## begin Supplied data
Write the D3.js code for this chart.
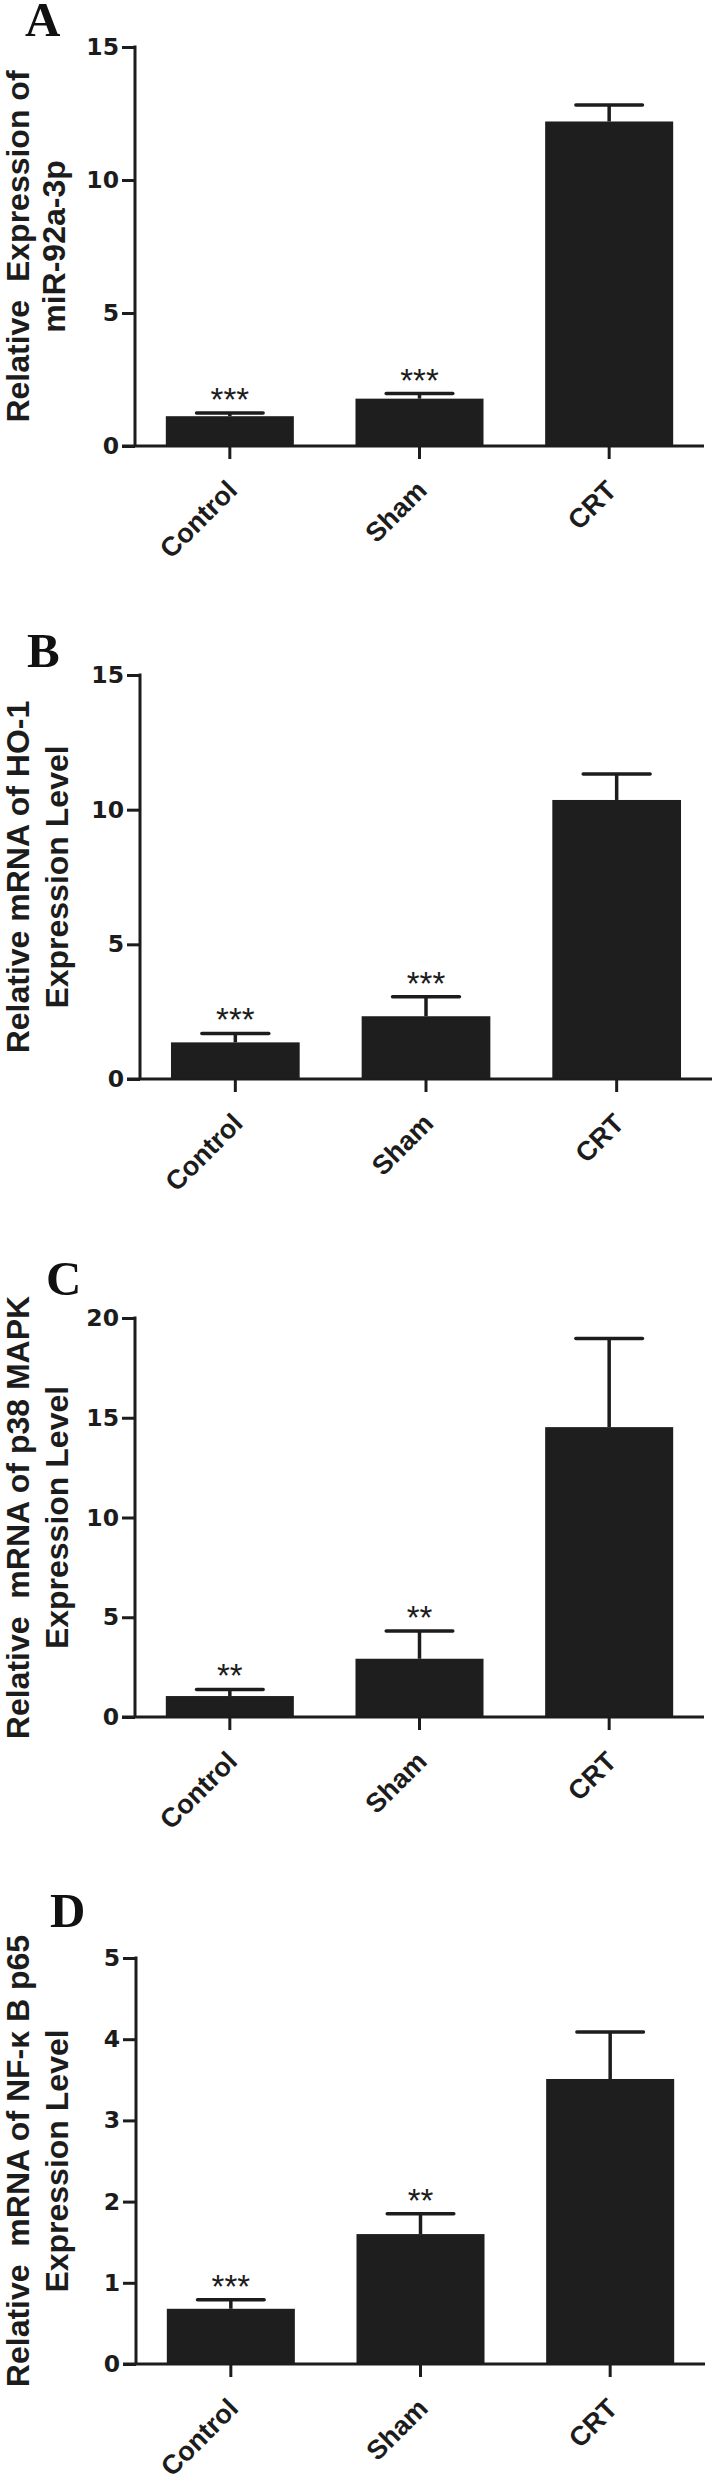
<!DOCTYPE html>
<html>
<head>
<meta charset="utf-8">
<script src="https://cdn.jsdelivr.net/npm/d3@7"></script>
<style>
  body { margin: 0; background: #fff; }
  svg { display: block; }
</style>
</head>
<body>
<div id="chart"></div>
<script>
// groups on the x axis (same in every panel)
const groups = ['Control', 'Sham', 'CRT']

// A: miR-92a-3p
const mirMean = [1.12, 1.78, 12.2]
const mirErr = [0.12, 0.19, 0.62]
const mirStars = ['***', '***', '']
const mirTicks = [0, 5, 10, 15]

// B: HO-1
const ho1Mean = [1.36, 2.33, 10.36]
const ho1Err = [0.33, 0.72, 0.96]
const ho1Stars = ['***', '***', '']
const ho1Ticks = [0, 5, 10, 15]

// C: p38 MAPK
const p38Mean = [1.05, 2.92, 14.53]
const p38Err = [0.33, 1.39, 4.44]
const p38Stars = ['**', '**', '']
const p38Ticks = [0, 5, 10, 15, 20]

// D: NF-kB p65
const p65Mean = [0.68, 1.60, 3.51]
const p65Err = [0.11, 0.25, 0.58]
const p65Stars = ['***', '**', '']
const p65Ticks = [0, 1, 2, 3, 4, 5]

const width = 716
const height = 2481
const ink = '#1c1c1c'

var svg = d3.select('#chart')
  .append('svg')
    .attr('width', width)
    .attr('height', height)

svg.append('rect').attr('width', width).attr('height', height).attr('fill', '#fff')

// panel frames (pixel layout only)
var panels = [
  {letter: 'A', lx: 25, ly: 36, top: 47, base: 446, x0: 135, x1: 704,
   mean: mirMean, err: mirErr, stars: mirStars, ticks: mirTicks,
   label: ['Relative  Expression of', 'miR-92a-3p'], lab1: 18, lab2: 54},
  {letter: 'B', lx: 27, ly: 667, top: 675, base: 1079, x0: 140, x1: 712,
   mean: ho1Mean, err: ho1Err, stars: ho1Stars, ticks: ho1Ticks,
   label: ['Relative mRNA of HO-1', 'Expression Level'], lab1: 18, lab2: 57},
  {letter: 'C', lx: 46, ly: 1295, top: 1318, base: 1717, x0: 135, x1: 704,
   mean: p38Mean, err: p38Err, stars: p38Stars, ticks: p38Ticks,
   label: ['Relative  mRNA of p38 MAPK', 'Expression Level'], lab1: 18, lab2: 57},
  {letter: 'D', lx: 50, ly: 1927, top: 1958, base: 2364, x0: 136, x1: 705,
   mean: p65Mean, err: p65Err, stars: p65Stars, ticks: p65Ticks,
   label: ['Relative  mRNA of NF-\u03ba B p65', 'Expression Level'], lab1: 18, lab2: 57}
]

panels.forEach(p => drawPanel(p))

function drawPanel(p) {
  var g = svg.append('g')

  var x = d3.scaleBand()
    .domain(groups)
    .range([p.x0, p.x1])
    .paddingInner(0.325)
    .paddingOuter(0.1625)

  var y = d3.scaleLinear()
    .domain([0, d3.max(p.ticks)])
    .range([p.base, p.top])

  // panel letter
  g.append('text')
    .attr('x', p.lx)
    .attr('y', p.ly)
    .style('font-family', '"Liberation Serif", "Times New Roman", serif')
    .style('font-weight', 'bold')
    .style('font-size', '49px')
    .attr('fill', '#111')
    .text(p.letter)

  // bars
  g.selectAll('rect.bar')
    .data(p.mean)
    .enter()
    .append('rect')
    .attr('class', 'bar')
    .attr('x', (d, i) => x(groups[i]))
    .attr('width', x.bandwidth())
    .attr('y', d => y(d))
    .attr('height', d => p.base - y(d))
    .attr('fill', '#1e1e1e')

  // upper error bars
  var capW = x.bandwidth() * 0.52
  p.mean.forEach((m, i) => {
    var cx = x(groups[i]) + x.bandwidth() / 2
    g.append('line')
      .attr('x1', cx).attr('x2', cx)
      .attr('y1', y(m)).attr('y2', y(m + p.err[i]))
      .attr('stroke', ink).attr('stroke-width', 3.5)
    g.append('line')
      .attr('x1', cx - capW / 2).attr('x2', cx + capW / 2)
      .attr('y1', y(m + p.err[i])).attr('y2', y(m + p.err[i]))
      .attr('stroke', ink).attr('stroke-width', 3.5)
      .attr('stroke-linecap', 'round')
    if (p.stars[i]) {
      g.append('text')
        .attr('x', cx)
        .attr('y', y(m + p.err[i]) - 2)
        .attr('text-anchor', 'middle')
        .style('font-family', '"Liberation Sans", Arial, sans-serif')
        .style('font-size', '33px')
        .attr('fill', ink)
        .text(p.stars[i])
    }
  })

  // y axis
  var yAxis = d3.axisLeft(y)
    .tickValues(p.ticks)
    .tickSize(13)
    .tickPadding(3)
    .tickSizeOuter(0)
    .tickFormat(d3.format('d'))

  var ya = g.append('g')
    .attr('transform', `translate(${p.x0},0)`)
    .call(yAxis)
  ya.select('.domain').remove()
  ya.selectAll('line').attr('stroke', ink).attr('stroke-width', 3)
  ya.selectAll('text')
    .attr('fill', ink)
    .style('font-family', '"DejaVu Sans", sans-serif')
    .style('font-weight', 'bold')
    .style('font-size', '23.5px')

  g.append('line')
    .attr('x1', p.x0).attr('x2', p.x0)
    .attr('y1', p.top - 1.5).attr('y2', p.base)
    .attr('stroke', ink).attr('stroke-width', 3)

  // x axis
  var xAxis = d3.axisBottom(x)
    .tickSize(13)
    .tickSizeOuter(0)
    .tickFormat('')

  var xa = g.append('g')
    .attr('transform', `translate(0,${p.base})`)
    .call(xAxis)
  xa.select('.domain').remove()
  xa.selectAll('line').attr('stroke', ink).attr('stroke-width', 3)

  g.append('line')
    .attr('x1', p.x0 - 13).attr('x2', p.x1)
    .attr('y1', p.base).attr('y2', p.base)
    .attr('stroke', ink).attr('stroke-width', 3)

  // rotated group names
  g.selectAll('text.grp')
    .data(groups)
    .enter()
    .append('text')
    .attr('class', 'grp')
    .attr('transform', d => `translate(${x(d) + x.bandwidth() / 2 + 9},${p.base + 46}) rotate(-45)`)
    .attr('text-anchor', 'end')
    .style('font-family', '"Liberation Sans", Arial, sans-serif')
    .style('font-weight', 'bold')
    .style('font-size', '27px')
    .attr('fill', ink)
    .text(d => d)

  // y label, two lines
  var midY = (p.top + p.base) / 2
  ;[p.lab1, p.lab2].forEach((lx, k) => {
    g.append('text')
      .attr('transform', `translate(${lx},${midY}) rotate(-90)`)
      .attr('text-anchor', 'middle')
      .attr('dy', '0.35em')
      .style('font-family', '"Liberation Sans", Arial, sans-serif')
      .style('font-weight', 'bold')
      .style('font-size', '32px')
      .style('white-space', 'pre')
      .attr('fill', ink)
      .text(p.label[k])
  })
}
</script>
</body>
</html>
## end Supplied data
- Problem details
With the pictures left out, restate word for word every line of the data above, from the first down to the line that contains "const p38Ticks = [0, 5, 10, 15, 20]".

- Finished exercise
Write the D3.js code for this chart.
<!DOCTYPE html>
<html>
<head>
<meta charset="utf-8">
<script src="https://cdn.jsdelivr.net/npm/d3@7"></script>
<style>
  body { margin: 0; background: #fff; }
  svg { display: block; }
</style>
</head>
<body>
<div id="chart"></div>
<script>
// groups on the x axis (same in every panel)
const groups = ['Control', 'Sham', 'CRT']

// A: miR-92a-3p
const mirMean = [1.12, 1.78, 12.2]
const mirErr = [0.12, 0.19, 0.62]
const mirStars = ['***', '***', '']
const mirTicks = [0, 5, 10, 15]

// B: HO-1
const ho1Mean = [1.36, 2.33, 10.36]
const ho1Err = [0.33, 0.72, 0.96]
const ho1Stars = ['***', '***', '']
const ho1Ticks = [0, 5, 10, 15]

// C: p38 MAPK
const p38Mean = [1.05, 2.92, 14.53]
const p38Err = [0.33, 1.39, 4.44]
const p38Stars = ['**', '**', '']
const p38Ticks = [0, 5, 10, 15, 20]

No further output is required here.